IE 11 is not supported. For an optimal experience visit our site on another browser.

Alcoholism, overeating chemically linked

The same brain chemical thought to increase our desire to overeat also appears to increase alcoholic tendencies, according to research released Tuesday.

A new study examined the behavior of drunken rats, but has implications for humans, researchers say. Scientists injected tiny amounts of the neuropeptide galanin, which has been shown to trigger excessive eating, into rats' brains and monitored their eating and drinking behaviors. Their water consumption did not change, but they drank far more alcohol after being injected with the appetite-increasing chemical.

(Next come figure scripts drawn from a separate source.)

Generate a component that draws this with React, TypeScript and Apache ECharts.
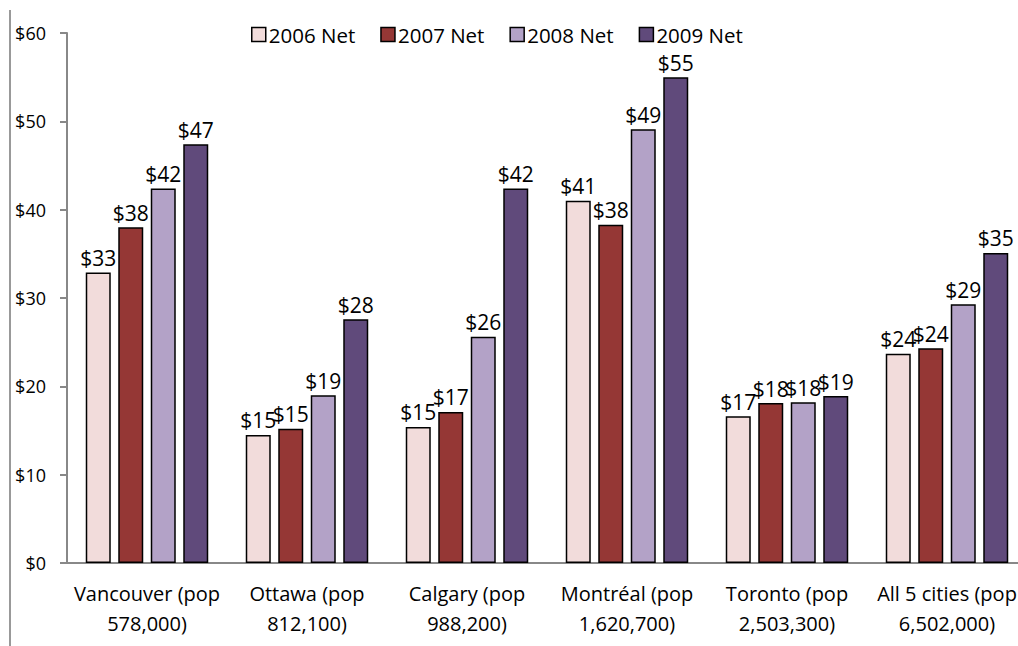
import React, { useEffect, useRef } from "react";
import * as echarts from "echarts";

const categories = [
  "Vancouver (pop\n578,000)",
  "Ottawa (pop\n812,100)",
  "Calgary (pop\n988,200)",
  "Montréal (pop\n1,620,700)",
  "Toronto (pop\n2,503,300)",
  "All 5 cities (pop\n6,502,000)",
];
const seriesNames = ["2006 Net", "2007 Net", "2008 Net", "2009 Net"];
const net2006 = [32.9, 14.5, 15.4, 41.0, 16.6, 23.7];
const net2007 = [38.0, 15.2, 17.1, 38.3, 18.1, 24.3];
const net2008 = [42.4, 19.0, 25.6, 49.1, 18.2, 29.3];
const net2009 = [47.4, 27.6, 42.4, 55.0, 18.9, 35.1];
const colors = ["#F2DCDB", "#953735", "#B3A2C7", "#604A7B"];

const FONT = "'Open Sans', sans-serif";

export default function App() {
  const ref = useRef<HTMLDivElement>(null);
  useEffect(() => {
    if (!ref.current) return;
    const chart = echarts.init(ref.current, null, { renderer: "svg" });
    const data = [net2006, net2007, net2008, net2009];
    chart.setOption({
      animation: false,
      backgroundColor: "#ffffff",
      textStyle: { fontFamily: FONT },
      legend: {
        top: 19,
        left: 246,
        itemWidth: 14,
        itemHeight: 14,
        itemGap: 25,
        icon: "rect",
        textStyle: { fontSize: 20.5, color: "#000", fontFamily: FONT, padding: [0, 0, 0, -2] },
        data: seriesNames.map((n) => ({
          name: n,
          itemStyle: { borderColor: "#000", borderWidth: 1.5 },
        })),
      },
      grid: {
        left: 67,
        top: 33,
        width: 960,
        height: 530,
        containLabel: false,
        outerBoundsMode: "none",
      },
      xAxis: {
        type: "category",
        data: categories,
        axisLine: { lineStyle: { color: "#888", width: 2 } },
        axisTick: { show: false },
        axisLabel: {
          interval: 0,
          fontSize: 20,
          color: "#000",
          fontFamily: FONT,
          lineHeight: 30,
          margin: 15,
        },
      },
      yAxis: {
        type: "value",
        min: 0,
        max: 60,
        interval: 10,
        splitLine: { show: false },
        axisLine: { show: true, lineStyle: { color: "#888", width: 2 } },
        axisTick: { show: true, inside: false, length: 7, lineStyle: { color: "#888", width: 2 } },
        axisLabel: {
          fontSize: 18,
          color: "#000",
          fontFamily: FONT,
          margin: 21,
          formatter: (v: number) => "$" + v,
        },
      },
      graphic: [
        {
          type: "line",
          shape: { x1: 10, y1: 10, x2: 10, y2: 646 },
          style: { stroke: "#999", lineWidth: 2 },
        },
      ],
      series: seriesNames.map((name, i) => ({
        name,
        type: "bar",
        data: data[i],
        barWidth: 25,
        barGap: "30%",
        itemStyle: { color: colors[i], borderColor: "#000", borderWidth: 1.5 },
        label: {
          show: true,
          position: "top",
          distance: 4,
          fontSize: 21,
          color: "#000",
          fontFamily: FONT,
          formatter: (p: any) => "$" + Math.round(p.value),
        },
      })),
    });
    return () => chart.dispose();
  }, []);
  return (
    <div
      ref={ref}
      style={{ position: "fixed", left: 0, top: 0, width: 1018, height: 646 }}
    />
  );
}
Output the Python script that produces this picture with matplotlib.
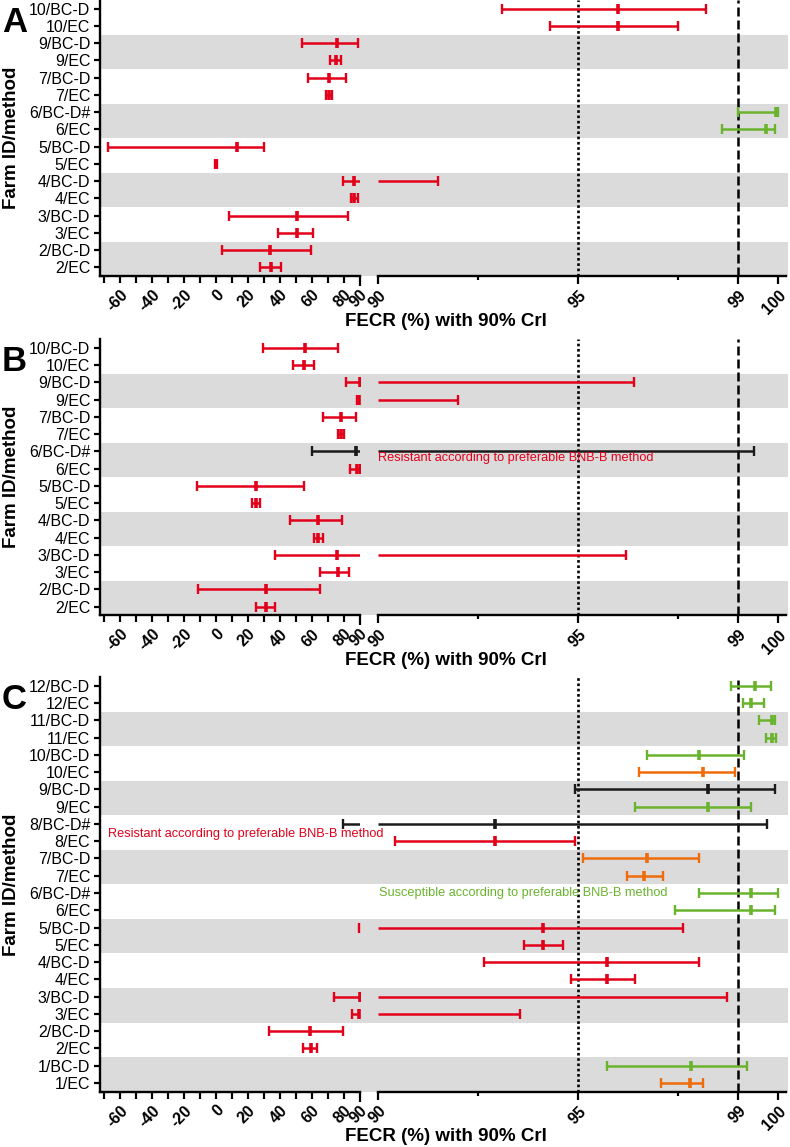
import matplotlib
matplotlib.use("Agg")
import matplotlib.pyplot as plt
import numpy as np

plt.rcParams['font.family'] = ['Liberation Sans', 'DejaVu Sans']

RED = '#e2001a'
GRN = '#6ab42d'
ORG = '#ef6c0c'
BLK = '#1a1a1a'
GRAY = '#dcdbdc'

# ---------------- data ----------------
A_labels = ['10/BC-D', '10/EC', '9/BC-D', '9/EC', '7/BC-D', '7/EC', '6/BC-D#', '6/EC',
            '5/BC-D', '5/EC', '4/BC-D', '4/EC', '3/BC-D', '3/EC', '2/BC-D', '2/EC']
A_lower = [93.08, 94.3, 54.0, 71.3, 57.7, 68.5, 99.0, 98.6, -67.7, -0.6, 79.6, 84.5, 8.1, 38.5, 3.5, 27.5]
A_median = [96.0, 96.0, 75.4, 74.8, 70.6, 70.5, 99.95, 99.7, 12.9, 0.0, 86.5, 86.5, 50.6, 50.6, 33.75, 34.4]
A_upper = [98.2, 97.5, 89.0, 77.9, 81.0, 72.5, 100.0, 99.92, 30.0, 0.6, 91.5, 89.0, 82.3, 60.8, 59.2, 40.6]
A_colors = [RED, RED, RED, RED, RED, RED, GRN, GRN, RED, RED, RED, RED, RED, RED, RED, RED]

B_labels = list(A_labels)
B_lower = [29.2, 48.3, 81.25, 88.3, 67.0, 76.0, 60.2, 84.0, -11.7, 22.5, 46.25, 61.0, 37.1, 65.0, -11.0, 25.0]
B_median = [55.6, 55.2, 89.7, 89.5, 78.0, 78.0, 87.5, 88.0, 24.8, 25.0, 64.0, 64.0, 75.4, 76.0, 31.0, 31.0]
B_upper = [76.5, 61.5, 96.4, 92.0, 87.5, 80.0, 99.4, 89.8, 55.2, 27.5, 79.0, 67.0, 96.2, 83.1, 65.0, 36.9]
B_colors = [RED, RED, RED, RED, RED, RED, BLK, RED, RED, RED, RED, RED, RED, RED, RED, RED]

C_labels = ['12/BC-D', '12/EC', '11/BC-D', '11/EC', '10/BC-D', '10/EC', '9/BC-D', '9/EC',
            '8/BC-D#', '8/EC', '7/BC-D', '7/EC', '6/BC-D#', '6/EC', '5/BC-D', '5/EC',
            '4/BC-D', '4/EC', '3/BC-D', '3/EC', '2/BC-D', '2/EC', '1/BC-D', '1/EC']
C_lower = [98.82, 99.11, 99.52, 99.70, 96.71, 96.52, 94.92, 96.42, 79.2, 90.42, 95.11, 96.21,
           98.02, 97.42, 89.5, 93.63, 92.63, 94.82, 74.0, 85.0, 33.3, 54.6, 95.71, 97.06]
C_median = [99.42, 99.32, 99.83, 99.85, 98.02, 98.11, 98.23, 98.23, 92.92, 92.92, 96.71, 96.63,
            99.32, 99.32, 94.11, 94.11, 95.71, 95.71, 89.8, 89.6, 58.75, 59.2, 97.82, 97.79]
C_upper = [99.82, 99.63, 99.92, 99.94, 99.13, 98.92, 99.92, 99.31, 99.71, 94.92, 98.02, 97.11,
           100.0, 99.92, 97.61, 94.61, 98.02, 96.42, 98.71, 93.53, 79.2, 62.9, 99.21, 98.12]
C_colors = [GRN, GRN, GRN, GRN, GRN, ORG, BLK, GRN, BLK, RED, ORG, ORG,
            GRN, GRN, RED, RED, RED, RED, RED, RED, RED, RED, GRN, ORG]

left_ticks = list(range(-70, 91, 10))
left_ticklabels = ['', '-60', '', '-40', '', '-20', '', '0', '', '20', '', '40', '', '60', '', '80', '90']
right_ticks = [90, 95, 99, 100]
right_minor = [92.5, 97.5]

# ---------------- layout ----------------
W, H = 790, 1147
fig = plt.figure(figsize=(W / 100, H / 100), dpi=100)


def frac(x0, ytop, x1, ybot):
    return [x0 / W, 1 - ybot / H, (x1 - x0) / W, (ybot - ytop) / H]


XL0, XL1 = 100.0, 360.0      # left segment: -72.5 .. 90
XR0, XR1 = 378.3, 786.3      # right segment: 90 .. 100.2
LEFT_LIM = (-72.5, 90)
RIGHT_LIM = (90, 100.2)

panels = [
    ('A', A_labels, A_lower, A_median, A_upper, A_colors, 0.0, 276.0),
    ('B', B_labels, B_lower, B_median, B_upper, B_colors, 339.1, 615.3),
    ('C', C_labels, C_lower, C_median, C_upper, C_colors, 677.1, 1091.6),
]


def draw_interval(ax, lim, y, lo, md, up, col):
    a, b = lim
    s0, s1 = max(lo, a), min(up, b)
    if s0 < s1:
        ax.hlines(y, s0, s1, color=col, lw=1.8, zorder=3)
    for v in (lo, up):
        if a <= v <= b:
            ax.plot([v], [y], marker='|', ms=7.0, mew=1.7, color=col, zorder=3)
    if a <= md <= b:
        ax.plot([md], [y], marker='|', ms=7.2, mew=2.6, color=col, zorder=4)


for (letter, labels, lo, med, up, cols, top, bot) in panels:
    n = len(labels)
    ylim = (n - 0.5, -0.5)
    # background bands
    bg = fig.add_axes(frac(XL0, top, 788, bot), zorder=0)
    bg.set_xlim(0, 1)
    bg.set_ylim(*ylim)
    bg.axis('off')
    for k in range(1, n, 4):
        bg.axhspan(k + 0.5, k + 2.5, color=GRAY, lw=0)

    axL = fig.add_axes(frac(XL0, top, XL1, bot), zorder=2)
    axR = fig.add_axes(frac(XR0, top, XR1, bot), zorder=2)
    for ax, lim in ((axL, LEFT_LIM), (axR, RIGHT_LIM)):
        ax.patch.set_alpha(0)
        ax.set_xlim(*lim)
        ax.set_ylim(*ylim)
        for s in ('top', 'right'):
            ax.spines[s].set_visible(False)
        ax.spines['bottom'].set_linewidth(1.7)
        ax.spines['left'].set_linewidth(1.7)

    axR.spines['left'].set_visible(False)
    axR.set_yticks([])

    axL.set_yticks(range(n))
    axL.set_yticklabels(labels, fontsize=11.5)
    axL.tick_params(axis='y', length=4, width=1.6, pad=3)

    axL.set_xticks(left_ticks)
    axL.set_xticklabels(left_ticklabels, fontsize=11.5, fontweight='bold',
                        rotation=45, ha='right', va='top', rotation_mode='anchor')
    axL.tick_params(axis='x', length=5, width=1.6, pad=3)
    axL.xaxis.get_major_ticks()[-1].tick1line.set_markersize(7.5)

    axR.set_xticks(right_ticks)
    axR.set_xticks(right_minor, minor=True)
    axR.set_xticklabels([str(t) for t in right_ticks], fontsize=11.5, fontweight='bold',
                        rotation=45, ha='right', va='top', rotation_mode='anchor')
    axR.tick_params(axis='x', which='major', length=5.5, width=1.6, pad=3)
    axR.tick_params(axis='x', which='minor', length=3, width=1.6)

    # reference lines
    axR.axvline(95, color='black', lw=1.9, ls=(0, (1, 1.0)), zorder=1)
    axR.axvline(99, color='black', lw=1.8, ls=(0, (3.6, 1.6)), zorder=1)

    for i in range(n):
        draw_interval(axL, LEFT_LIM, i, lo[i], med[i], up[i], cols[i])
        draw_interval(axR, RIGHT_LIM, i, lo[i], med[i], up[i], cols[i])

    # panel letter
    fig.text(2 / W, 1 - (max(top, 0) + 32) / H, letter,
             fontsize=25, fontweight='bold', va='baseline', ha='left')
    # y label
    fig.text(12 / W, 1 - ((top + bot) / 2) / H, 'Farm ID/method', rotation=90,
             fontsize=13.5, fontweight='bold', ha='center', va='center')
    # x label
    fig.text(446 / W, 1 - (bot + 45) / H, 'FECR (%) with 90% CrI',
             fontsize=13.5, fontweight='bold', ha='center', va='center')

    if letter == 'B':
        axR.text(90.0, 6.4, 'Resistant according to preferable BNB-B method',
                 color=RED, fontsize=9.2, ha='left', va='center', zorder=4)
    if letter == 'C':
        axL.text(-67.3, 8.6, 'Resistant according to preferable BNB-B method',
                 color=RED, fontsize=9.2, ha='left', va='center', zorder=4, clip_on=False)
        axR.text(90.02, 12.0, 'Susceptible according to preferable BNB-B method',
                 color=GRN, fontsize=9.2, ha='left', va='center', zorder=4)

fig.savefig('out.png', dpi=100)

Previously, the researchers found that drinking alcohol increased the amount of galanin in the brain. They described this effect as a "positive feedback loop" between alcohol and the chemical, which also appears to prompt cravings for fatty foods. Foods high in fat have also been shown to trigger a similar feedback loop involving galanin.

"We definitely think there's a linkage there," said Michael Lewis, a Princeton University psychology researcher and one of the study's authors.

While the rats began drinking more after injection with galanin, they showed no increase in eating. The researchers correlated this result with studies showing that alcoholics often stop eating regularly as they drink more.

"In dependent individuals that system sort of gets shifted," Lewis said. "Instead of being motivated by fat, it's motivated by ... alcohol."

Rats are noctural, and while they drank more alcohol at night in this study, they also drank during the day — when they usually sleep — and exhibited similar sleep disturbances to those suffered by alcoholics.

Galanin in the brain appears to increase the presence of dopamine, a neurotransmitter closely tied to the body's sense of pleasure. Many addictive substances, including nicotine and cocaine, are thought to trigger the release of dopamine, which accounts for part of the addictive high.

A caloric effect?

Unlike most addictive substances, both alcohol and food are caloric, which links galanin specifically not only to an addiction but to an addiction focused on calories, especially those from high-fat foods.

Rockefeller University researcher Sarah Leibowitz, who took part in the current research, found in an earlier study that a single high-fat meal — the rodent equivalent of a bacon double cheeseburger — increased levels of galanin in rats' brains.

Dozens of neuropeptides like galanin have been linked to eating, but the latest research helps underscore galanin as one of the best understood elements of behavioral links between overeating and overdrinking. The study was published in the December issue of the journal Alcoholism: Clinical and Experimental Research.

Both fat and alcohol can lead to "nonhomeostatic" behavior, Leibowitz said, meaning that we keep consuming them beyond the point that our bodies would otherwise tell us we've had enough.

But she said it wasn't clear that the same psychological dependencies prompted by alcohol can be seen in fatty foods.

"There's no question that we do overconsume fat," Leibowitz told MSNBC.com. "We like the taste of it. It has positive aspects to it. But that's a far cry from addiction."

'An intriguing possibility'

Todd Thiele, an associate professor at the University of North Carolina at Chapel Hill's Bowles Center for Alcohol Studies, said the latest results indicated "an intriguing possibility" that galanin plays a key role in regulating abuse of both food and alcohol. But he noted that more work is needed to understand whether galanin is triggered by alcohol's inebriating effects or its calories.

"It's hard to know if animals are drinking more alcohol because the galanin is making the alcohol more rewarding," he said. "These are important issues that need to be teased out."

Leibowitz said forthcoming research is expected to show a direct connection between fat and alcohol intake: "We do know that the more fat we eat, the more alcohol we want to drink."

If galanin is eventually shown to play a large role in regulating both eating and drinking, drugs that control its function in the brain could potentially help stem the effects of alcoholism and overeating. When the researchers tried a galanin blocker, they found the rats drank somewhat less during the first hour after injection.

But any such medicine is years away. No effective compounds have emerged to limit galanin's impact over a sustained period of time.

While galanin's fat-craving effects haven't been explicitly tied to obesity, the latest study bolsters theories that overeating has similar triggers and impacts as alcoholism, and that treatments for both may require similar approaches.

"What we're focusing on is trying to make that connection between overeating and overdrinking and what's going on in the brain, and we're delighted that we see some connections there," said Lewis.